The light will be turned off because the traffic lanes won’t line up with the turn and a vehicle waiting to make a left-hand turn would bring traffic to a standstill, Wilkins said.
“At that point, you’ll be down to one lane in each direction because you’re in the active construction zone, so left turns are not going to be permitted,” Wilkins said. “That will be at least initially by signage. We’re not going to put up barricades.”
Capital City Fire/Rescue Fire Marshal Daniel Jager said during the meeting CCFR has been in touch with the Department of Transportation and is aware of which routes will work best when responding to emergencies.
Wilkins said motorists should pay attention to signs and traffic patterns during the duration of the project, and before hitting the road, people can go online to check the Alaska Navigator page for the project.

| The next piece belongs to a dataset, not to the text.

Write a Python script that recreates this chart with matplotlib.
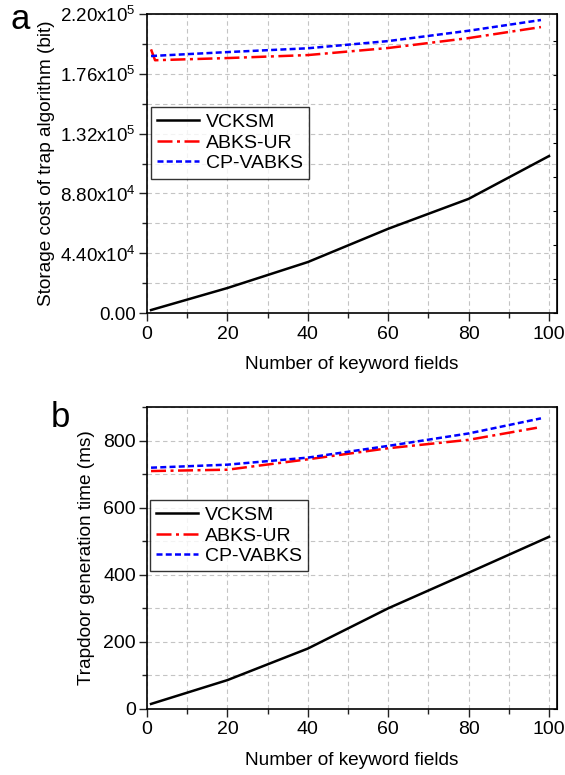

Planned new pedestrian crossings near the Four Points by Sheraton and near the start of the Sea Walk drew questions from Assembly members Michelle Bonnet Hale and Wade Bryson.
Bryson and Hale said it made sense for there to be some sort of electrified signal at the crossing, after Wilkinson mistakenly said during the meeting one was not planned for the spot.
However, after the meeting Wilkinson said by phone there will be one, it was included in the project’s plans and it will be similar to the light-up signage on Riverside Drive in the Mendenhall Valley.
Centennial Hall and the New JACC
City architect Nathan Coffee shared the newest developments for plans to renovate Centennial Hall during the meeting.
Four design options for what a revamped Centennial Hall could look like were shared during a May 30 meeting, and Coffee said the option that received the most positive feedback was one that maintained independent north and south entries for Centennial Hall and a simple link to the New Juneau Arts & Culture Center.
The New JACC is a proposed improved replacement for the current JACC that has been through years of design work and fundraising efforts.
Another takeaway from the meeting, Coffee said, is that Centennial Hall may not need as much new space as was initially thought to work as an attractive convention destination.
“We felt like additional meeting spaces, perhaps we don’t need as many additional meeting spaces in Centennial Hall proper if there is a nice link to the New JACC,” Coffee said.
He said Paul Voelckers, architect and President for MRV Architects, is working on a new scheme for Centennial Hall that incorporates those ideas.
Hale said Centennial Hall improvements are expected to come up at a 5:30 p.m. June 25 special meeting to discuss the proposed New JACC project.